Rows from a dataset of charts and code:
⁂
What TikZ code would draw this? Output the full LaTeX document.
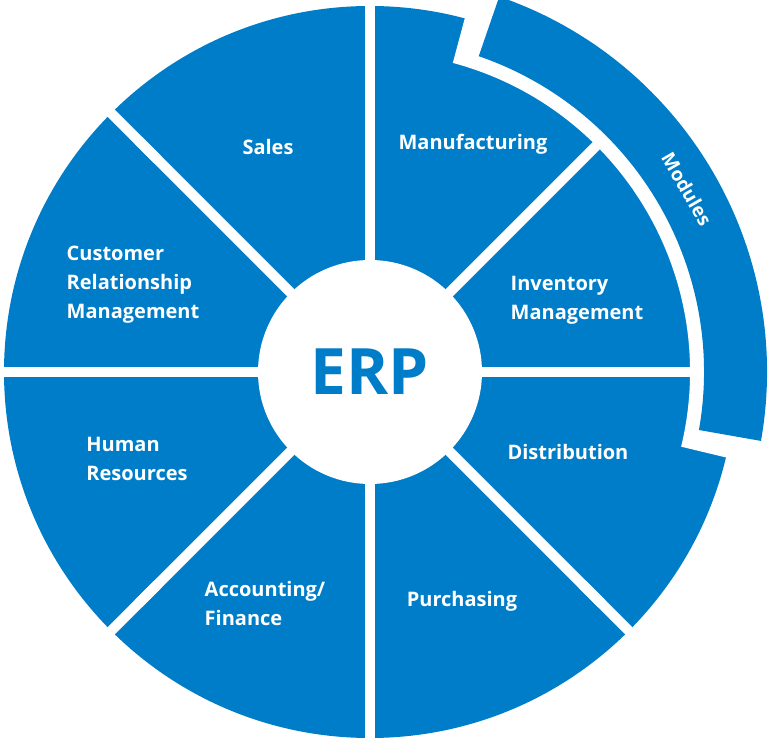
\documentclass[tikz,border=0pt]{standalone}
\usepackage{fontspec}
\setmainfont{Open Sans}
\usepackage{tikz}
\definecolor{erpblue}{RGB}{0,125,200}
\tikzset{
  lbl/.style={text=white,font=\bfseries\fontsize{20}{29}\selectfont,align=left},
  gap/.style={white,line width=10pt}
}
\begin{document}
\begin{tikzpicture}[x=1pt,y=1pt]
  \useasboundingbox (0,0) rectangle (769,737);
  \begin{scope}[shift={(370,365)}]
    % wheel
    \fill[erpblue] (0,0) circle[radius=366];
    \fill[white] (-13.5:320) arc[start angle=-13.5,end angle=75,radius=320]
      -- (75:405) arc[start angle=75,end angle=-13.5,radius=405] -- cycle;
    \fill[erpblue] (-10:334) arc[start angle=-10,end angle=71,radius=334]
      -- (71:397) arc[start angle=71,end angle=-10,radius=397] -- cycle;
    % spokes
    \foreach \a in {0,45,...,315}
      \draw[gap] (0,0) -- (\a:328);
    \foreach \a in {90,135,...,315}
      \draw[gap] (\a:300) -- (\a:380);
    \fill[white] (0,0) circle[radius=112];
    \node[text=erpblue,font=\bfseries\fontsize{64}{70}\selectfont] (erp) at (0,0) {ERP};
    \node[text=white,font=\bfseries\fontsize{19}{20}\selectfont,rotate=-60,inner sep=0pt] (modules) at (30:366) {Modules};
  \end{scope}
  \node[lbl] (sales) at (268,590) {Sales};
  \node[lbl] (manuf) at (473,593) {Manufacturing};
  \node[lbl] (inv) at (577,437) {Inventory\\Management};
  \node[lbl] (dist) at (568,285) {Distribution};
  \node[lbl] (purch) at (462,136) {Purchasing};
  \node[lbl] (acct) at (265,133) {Accounting/\\Finance};
  \node[lbl] (hr) at (137,278) {Human\\Resources};
  \node[lbl] (crm) at (133,452) {Customer\\Relationship\\Management};
\end{tikzpicture}
\end{document}
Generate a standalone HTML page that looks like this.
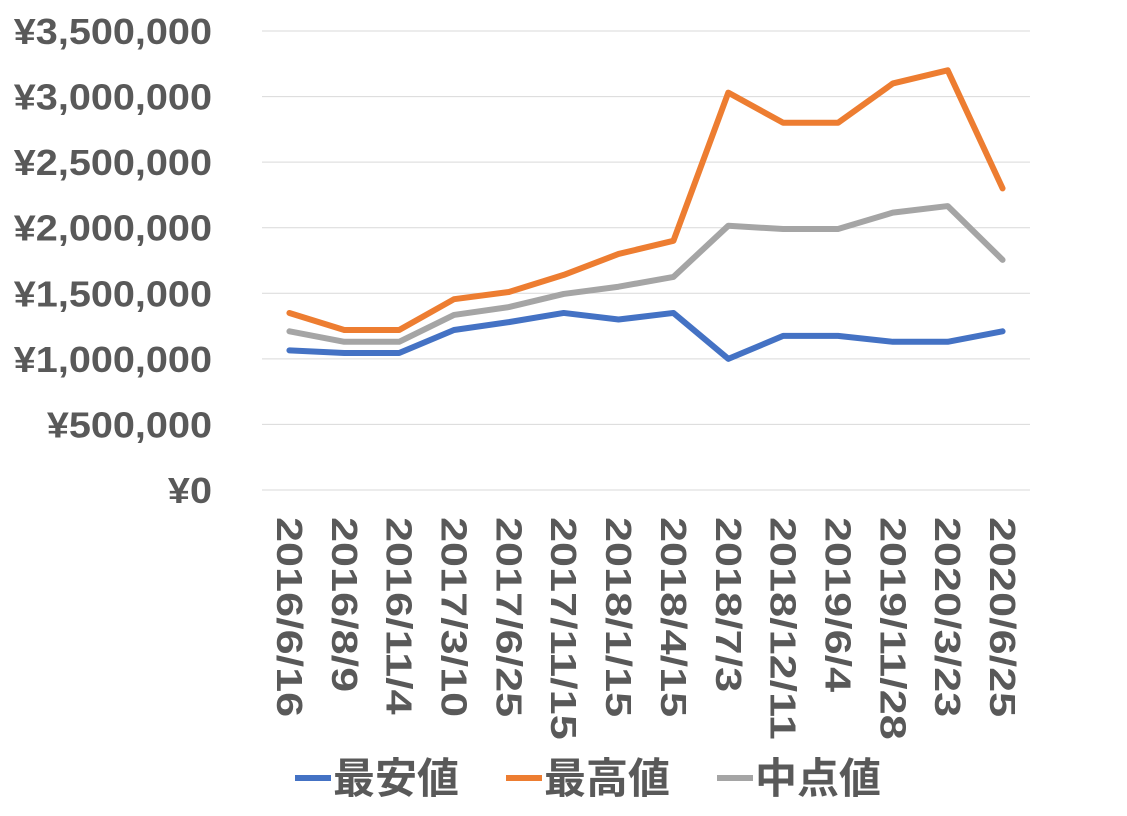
⁂
Exercise aim —
Every entry above is to be set down exactly; the pictures are to be left out.

Task solution —
What TikZ code would draw this? Output the full LaTeX document.
\documentclass[tikz,border=0pt]{standalone}
\usepackage{fontspec}
\setmainfont{Open Sans}
\usepackage{tikz}
\definecolor{erpblue}{RGB}{0,125,200}
\tikzset{
  lbl/.style={text=white,font=\bfseries\fontsize{20}{29}\selectfont,align=left},
  gap/.style={white,line width=10pt}
}
\begin{document}
\begin{tikzpicture}[x=1pt,y=1pt]
  \useasboundingbox (0,0) rectangle (769,737);
  \begin{scope}[shift={(370,365)}]
    % wheel
    \fill[erpblue] (0,0) circle[radius=366];
    \fill[white] (-13.5:320) arc[start angle=-13.5,end angle=75,radius=320]
      -- (75:405) arc[start angle=75,end angle=-13.5,radius=405] -- cycle;
    \fill[erpblue] (-10:334) arc[start angle=-10,end angle=71,radius=334]
      -- (71:397) arc[start angle=71,end angle=-10,radius=397] -- cycle;
    % spokes
    \foreach \a in {0,45,...,315}
      \draw[gap] (0,0) -- (\a:328);
    \foreach \a in {90,135,...,315}
      \draw[gap] (\a:300) -- (\a:380);
    \fill[white] (0,0) circle[radius=112];
    \node[text=erpblue,font=\bfseries\fontsize{64}{70}\selectfont] (erp) at (0,0) {ERP};
    \node[text=white,font=\bfseries\fontsize{19}{20}\selectfont,rotate=-60,inner sep=0pt] (modules) at (30:366) {Modules};
  \end{scope}
  \node[lbl] (sales) at (268,590) {Sales};
  \node[lbl] (manuf) at (473,593) {Manufacturing};
  \node[lbl] (inv) at (577,437) {Inventory\\Management};
  \node[lbl] (dist) at (568,285) {Distribution};
  \node[lbl] (purch) at (462,136) {Purchasing};
  \node[lbl] (acct) at (265,133) {Accounting/\\Finance};
  \node[lbl] (hr) at (137,278) {Human\\Resources};
  \node[lbl] (crm) at (133,452) {Customer\\Relationship\\Management};
\end{tikzpicture}
\end{document}
Generate a standalone HTML page that looks like this.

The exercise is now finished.